Ve la ricordate la strage di Erba? Erano le 20:20 dell’11 dicembre 2006, e al numero 25 di via Diaz, a Erba, si consumò un duplice omicidio per il quale il 3 maggio del 2011 la Cassazione confermò la sentenza di condanna per i coniugi omicidi più noti dello Stivale: Rosa e Olindo. Rosa e Olindo se li ricordano praticamente tutti: diventarono un fenomeno mediatico da prima serata, fra Vespa, Matrix, Le Iene e tutto quello che l’ex tubo catodico poteva sputare fuori. Ma quanti si ricordano di Azouz Marzouk? Sì, ok, qualcuno ricorderà pure lui, ma il punto è un altro: quanti sanno dell’importanza di Azouz Marzouk, venuto fuori in quel contesto, per la storia recente di questo Paese? Perché Azouz, tunisino che formava una famiglia coi defunti Raffaella e Youssef, fu letteralmente linciato mediaticamente dopo che i sospetti iniziali andarono nella sua direzione.

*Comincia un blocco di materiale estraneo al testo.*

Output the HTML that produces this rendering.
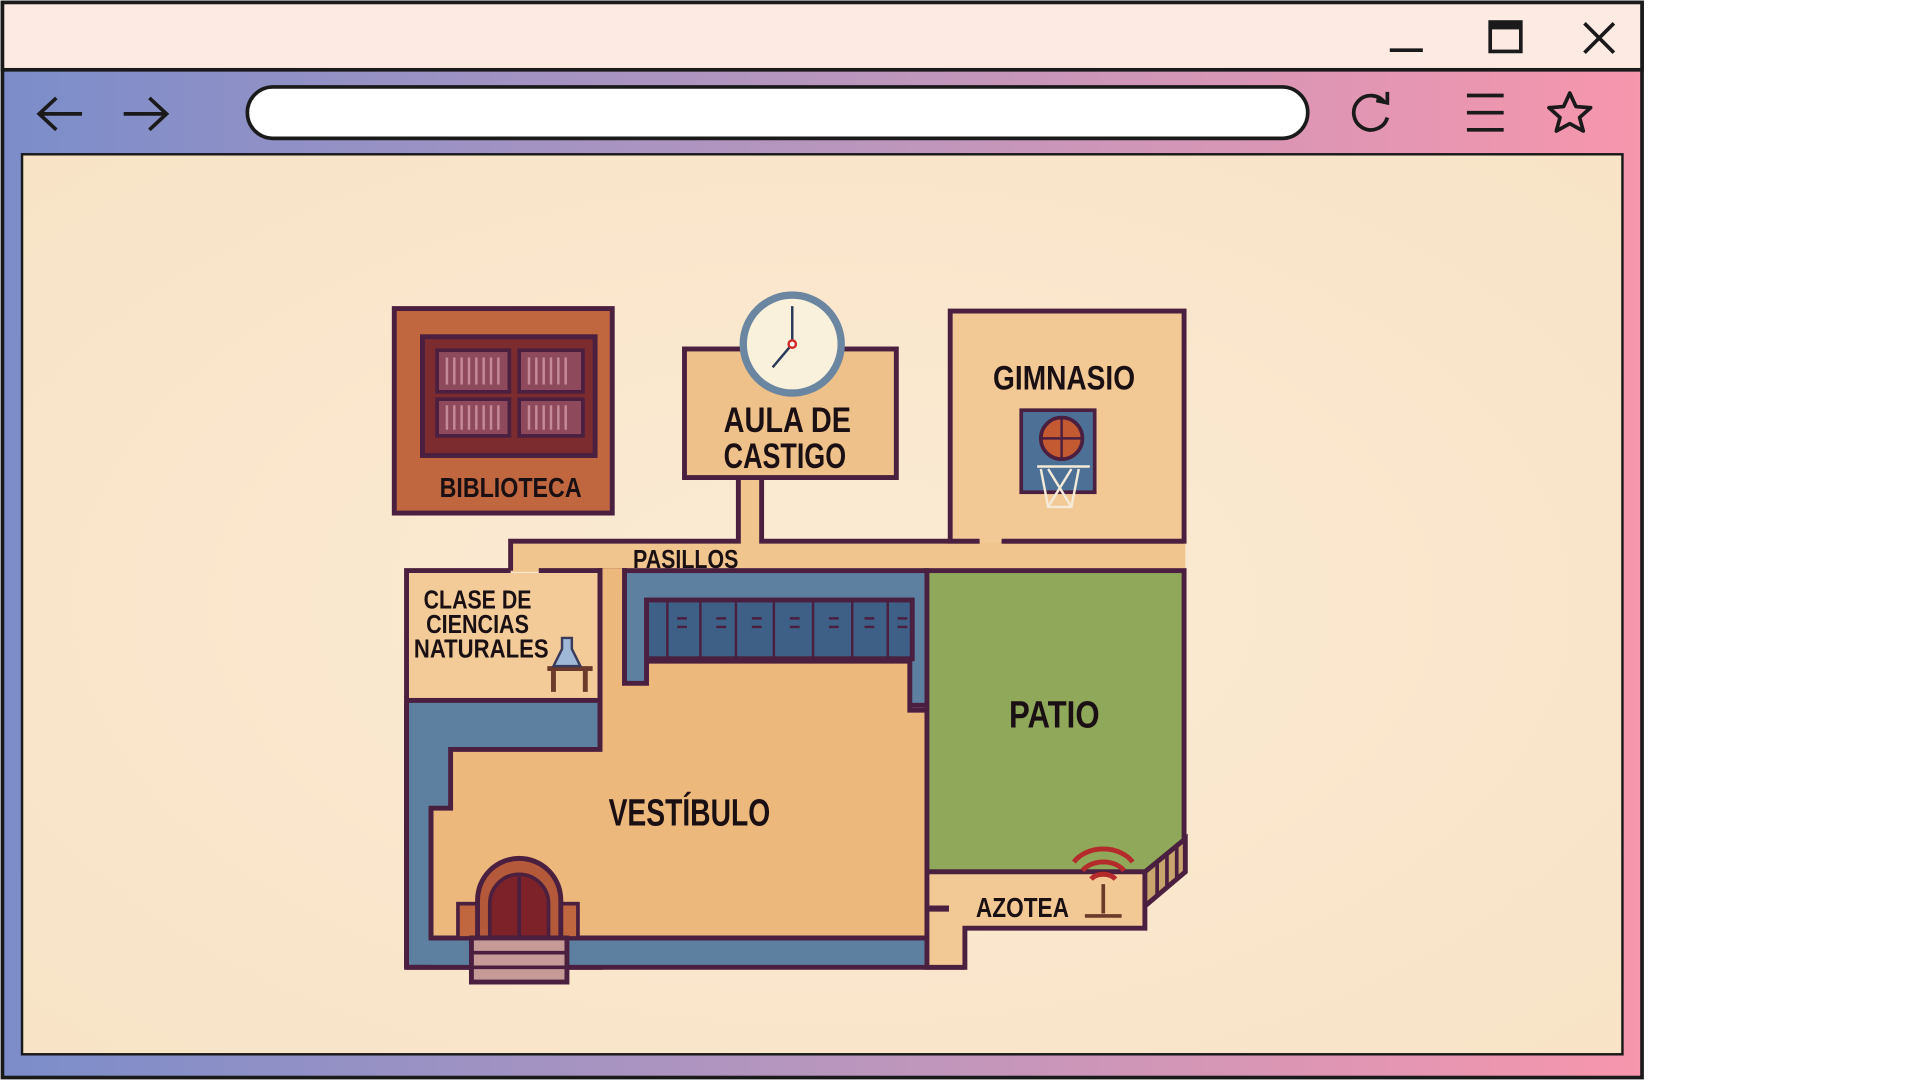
<!DOCTYPE html>
<html><head><meta charset="utf-8"><style>
html,body{margin:0;padding:0;width:1920px;height:1080px;overflow:hidden;background:#fff}
svg{display:block}
text{font-family:"Liberation Sans",sans-serif;font-weight:bold;fill:#1a1014}
</style></head><body>
<svg width="1920" height="1080" viewBox="0 0 1568 882" preserveAspectRatio="none" xmlns="http://www.w3.org/2000/svg">
<defs>
<linearGradient id="g" x1="0" x2="1" y1="0" y2="0">
<stop offset="0" stop-color="#7b8dca"/><stop offset="0.5" stop-color="#b896be"/><stop offset="1" stop-color="#f796ad"/>
</linearGradient>
<radialGradient id="bg" cx="0.5" cy="0.5" r="0.7"><stop offset="0" stop-color="#fbebd4"/><stop offset="1" stop-color="#f8e3c6"/></radialGradient>
</defs>
<rect x="2" y="2" width="1339" height="878" fill="url(#g)" stroke="#1a1a1a" stroke-width="3"/>
<rect x="2" y="2" width="1339" height="55" fill="#fdebe3" stroke="#1a1a1a" stroke-width="3"/>
<line x1="1135" y1="41" x2="1162" y2="41" stroke="#1a1a1a" stroke-width="3"/>
<rect x="1217" y="18" width="25" height="24" fill="none" stroke="#1a1a1a" stroke-width="3"/>
<rect x="1217" y="18" width="25" height="6" fill="#1a1a1a"/>
<path d="M1294 19 L1318 43 M1318 19 L1294 43" stroke="#1a1a1a" stroke-width="3"/>
<rect x="202" y="71" width="866" height="42" rx="21" fill="#fff" stroke="#1a1a1a" stroke-width="3"/>
<path d="M67 93 H32 M46 80 L32 93 L46 106" fill="none" stroke="#1a1a1a" stroke-width="3"/>
<path d="M101 93 H136 M122 80 L136 93 L122 106" fill="none" stroke="#1a1a1a" stroke-width="3"/>
<path d="M1131 84 A14 14 0 1 0 1133 96" fill="none" stroke="#1a1a1a" stroke-width="3"/>
<path d="M1124 82 L1133 84 L1133 75" fill="none" stroke="#1a1a1a" stroke-width="3"/>
<path d="M1198 78 H1228 M1198 92 H1228 M1198 106 H1228" stroke="#1a1a1a" stroke-width="3"/>
<path d="M1282 76 L1287 87 L1299 88 L1290 96 L1293 107 L1282 101 L1271 107 L1274 96 L1265 88 L1277 87 Z" fill="none" stroke="#1a1a1a" stroke-width="3" stroke-linejoin="round"/>
<rect x="18" y="126" width="1307" height="735" fill="url(#bg)" stroke="#1a1a1a" stroke-width="2"/>

<g stroke="#4b1f3f" stroke-width="4" stroke-linejoin="miter">
<rect x="417" y="442" width="551" height="25" fill="#f1c58e" stroke="none"/>
<rect x="603" y="388" width="19" height="56" fill="#f1c58e" stroke="none"/>
<path d="M417 466 V442 H603 V388 M622 388 V442 H800 M818 442 H967" fill="none"/>
<rect x="332" y="570" width="158" height="220" fill="#5d7fa0"/>
<rect x="510" y="466" width="247" height="110" fill="#5d7fa0"/>
<rect x="352" y="740" width="405" height="50" fill="#5d7fa0" stroke="none"/>
<path d="M332 790 H788" fill="none"/>
<path d="M352 660 H368 V612 H490 V466 H510 V558 H528 V540 H743 V580 H757 V766 H352 Z" fill="#ecb87c"/>
<rect x="492" y="464" width="16" height="20" fill="#ecb87c" stroke="none"/>
<rect x="528" y="490" width="217" height="48" fill="#3e5f86"/>
<g stroke-width="2"><path d="M545 490V538 M572 490V538 M601 490V538 M632 490V538 M664 490V538 M696 490V538 M725 490V538"/>
<path d="M553 505h8 M553 512h8 M585 505h8 M585 512h8 M614 505h8 M614 512h8 M645 505h8 M645 512h8 M677 505h8 M677 512h8 M706 505h8 M706 512h8 M733 505h8 M733 512h8"/></g>
<rect x="334" y="468" width="154" height="102" fill="#f2cb98" stroke="none"/>
<path d="M332 570 V466 H417 M440 466 H490 V612 M332 572 H490" fill="none"/>
<rect x="757" y="466" width="210" height="246" fill="#8fa85a"/>
<path d="M935 712 L968 685 V712 L935 740 Z" fill="#c9a56e" stroke-width="3"/>
<path d="M945 704v28 M953 697v28 M961 691v26" stroke-width="3"/>
<path d="M757 712 H935 V758 H788 V790 H757 Z" fill="#f2c995"/>
<path d="M935 712 L968 685 V712 L935 740" fill="none"/>
<path d="M757 742 H775" stroke-width="5"/>
<path d="M332 572 V790" fill="none"/>
<path d="M352 660 V766 H757" fill="none"/>
<rect x="322" y="252" width="178" height="167" fill="#c0673f"/>
<rect x="345" y="275" width="141" height="97" fill="#7c2c2f"/>
<g fill="#8e4a5c" stroke-width="3"><rect x="357" y="286" width="59" height="34"/><rect x="424" y="286" width="52" height="34"/><rect x="357" y="326" width="59" height="30"/><rect x="424" y="326" width="52" height="30"/></g>
<g stroke="#c48a9a" stroke-width="2"><path d="M365 292v22M371 292v22M377 292v22M383 292v22M389 292v22M395 292v22M401 292v22M407 292v22M432 292v22M438 292v22M444 292v22M450 292v22M456 292v22M462 292v22M365 331v20M371 331v20M377 331v20M383 331v20M389 331v20M395 331v20M401 331v20M407 331v20M432 331v20M438 331v20M444 331v20M450 331v20M456 331v20M462 331v20"/></g>
<rect x="559" y="285" width="173" height="105" fill="#efc18a"/>
<circle cx="647" cy="281" r="40" fill="#f9f1dc" stroke="#6a86a0" stroke-width="6"/>
<path d="M647 281 V250 M647 281 L631 300" stroke="#2a3a5a" stroke-width="2"/>
<circle cx="647" cy="281" r="3" fill="#fff" stroke="#d02a2a" stroke-width="2"/>
<path d="M800 442 H776 V254 H967 V442 H818" fill="#f2c995"/>
<rect x="834" y="335" width="60" height="67" fill="#4d7096" stroke-width="3"/>
<circle cx="867" cy="358" r="17" fill="#c45a32" stroke-width="3"/>
<path d="M867 341 V375 M850 358 H884" stroke-width="2" fill="none"/>
<path d="M847 381 H890 M850 383 L856 414 H875 L881 383 M856 383 L875 414 M875 383 L856 414" fill="none" stroke="#f3ead8" stroke-width="2"/>
<rect x="374" y="738" width="98" height="28" fill="#c0673f" stroke-width="3"/>
<path d="M390 766 V735 A34 34 0 0 1 458 735 V766 Z" fill="#b45a3a"/>
<path d="M400 766 V738 A24 24 0 0 1 448 738 V766 Z" fill="#7c2228" stroke-width="3"/>
<path d="M424 716 V766" stroke-width="3"/>
<rect x="385" y="766" width="78" height="36" fill="#c69a96"/>
<path d="M385 778 H463 M385 790 H463" stroke-width="3"/>
<path d="M447 546 H484 M452 548 V565 M478 548 V565" stroke="#6b3a2a" stroke-width="4"/>
<path d="M459 521 H467 V530 L474 544 H452 L459 530 Z" fill="#9fb8d8" stroke="#3a3a5a" stroke-width="2"/>
</g>
<g fill="none" stroke="#b52a2a" stroke-width="4"><path d="M877 704 A28 22 0 0 1 925 704"/><path d="M884 711 A20 15 0 0 1 918 711"/><path d="M891 718 A12 9 0 0 1 911 718"/></g>
<path d="M901 722 V746 M886 748 H916" stroke="#6b3a2a" stroke-width="3"/>

<text x="417" y="406" font-size="23" text-anchor="middle" textLength="116" lengthAdjust="spacingAndGlyphs">BIBLIOTECA</text>
<text x="643" y="353" font-size="29" text-anchor="middle" textLength="104" lengthAdjust="spacingAndGlyphs">AULA DE</text>
<text x="641" y="382" font-size="29" text-anchor="middle" textLength="100" lengthAdjust="spacingAndGlyphs">CASTIGO</text>
<text x="869" y="318" font-size="28" text-anchor="middle" textLength="116" lengthAdjust="spacingAndGlyphs">GIMNASIO</text>
<text x="560" y="464" font-size="21" text-anchor="middle" textLength="86" lengthAdjust="spacingAndGlyphs">PASILLOS</text>
<text x="390" y="497" font-size="21" text-anchor="middle" textLength="88" lengthAdjust="spacingAndGlyphs">CLASE DE</text>
<text x="390" y="517" font-size="21" text-anchor="middle" textLength="84" lengthAdjust="spacingAndGlyphs">CIENCIAS</text>
<text x="393" y="537" font-size="21" text-anchor="middle" textLength="110" lengthAdjust="spacingAndGlyphs">NATURALES</text>
<text x="861" y="594" font-size="31" text-anchor="middle" textLength="74" lengthAdjust="spacingAndGlyphs">PATIO</text>
<text x="563" y="674" font-size="31" text-anchor="middle" textLength="132" lengthAdjust="spacingAndGlyphs">VESTÍBULO</text>
<text x="835" y="749" font-size="23" text-anchor="middle" textLength="76" lengthAdjust="spacingAndGlyphs">AZOTEA</text>
</svg>
</body></html>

Nacque un vero e proprio pregiudizio xenofobo quando le indagini dirette dal procuratore Lodolini si concentrarono su di lui: era una forma di pregiudizio che da anni covava in Italia trovando spazio nei media senza argini, inondando carta e schermi televisivi e prendendo piede senza problemi nel web. E fu così che Laura Boldrini, allora portavoce dell’Alto commissariato dell’Onu per i rifugiati, propose di mettere nero su bianco una regolamentazione: di lì a poco, da un’intesa tra il Consiglio nazionale dell’Ordine dei giornalisti e la Federazione della stampa, insieme all’Alto commissariato dell’Onu, venne redatta la “Carta di Roma”, un codice etico che i giornalisti devono seguire nel trattare di immigrati, rifugiati politici, richiedenti asilo. Qualche anno dopo, per attuare il protocollo deontologico venuto fuori da lì, nacque l’Associazione Carta di Roma, che da allora tenta di mettere ordine nel caos delle notizie su chi viene in Italia ed è visto come se volesse far esplodere il Colosseo con una bomba nella kefiah.

Tra i vari compiti che l’Associazione si è assegnata c’è “Notizie senza approdo”, un rapporto annuale su media e immigrazione, rapporto che quest’anno è giunto alla settima edizione e ci dice una cosa importante: nonostante i migranti siano sempre più presenti sui media, la paura degli italiani di fronte a loro sta calando. Il dato sulla loro massiccia presenza su giornali, web e tv è normale: negli ultimi cinque anni il trend è andato via via crescendo, e il primo semestre di quest’anno ha addirittura fatto segnare il numero più alto di servizi tv sui migranti degli ultimi 15 anni. E sì, in quel primo semestre agli Interni c’era lui: Matteo Salvini. Il leader della Lega tiene in mano una sorta di scettro in questo senso, perché il rapporto dice che, nei tg del 2019 (dove in un servizio su tre c’è stato un politico a parlare di immigrazione “come luogo di conflitto”), lui l’ha fatta da padrone: “in certe reti quasi un terzo delle interviste sul tema delle migrazioni è a lui”. La cosa incredibile del dato è la quasi totale assenza di contraddittorio, visto che solo nel 7% dei casi i migranti hanno detto la loro.

In ogni caso, però, tutto questo che abbiamo imparato a considerare normalità si scontra con un dato straordinario: gli italiani hanno meno paura. Il dato sull’insicurezza percepita è calato di dieci punti. E non perché sono venuti fuori leader capaci di parlare alla pancia della gente in un modo diverso dal collaudato “birra&salsicce” di Salvini, no, ma semplicemente perché il tempo ha fatto quello che riesce a fare meglio: far vincere la verità per stanchezza. Nell’introduzione al rapporto di quest’anno, il politologo Ilvo Diamanti spiega che mentre per anni “i due orientamenti, percezione e rappresentazione, si sono inseguiti a lungo, indifferenti all’andamento della realtà”, oggi si assiste a “un senso di assuefazione di fronte a messaggi proposti e reiterati a lungo”. Insomma: ci si è accorti che l’allarme in realtà è guasto, suona di continuo senza che nessuno ci sia entrato in casa. E non ci facciamo neanche più caso.

Certo è triste pensare che questa sveglia non viene da un deciso colpo di coda della società civile. È un po’ come la soluzione svelata nelle ultime pagine della “settimana enigmistica”, ma è comunque una piccola vittoria. La bomba sotto la kefiah non è esplosa, e anche se ce ne accorgiamo dieci anni dopo va bene lo stesso, perché il trucco della Nutella funziona sempre meno.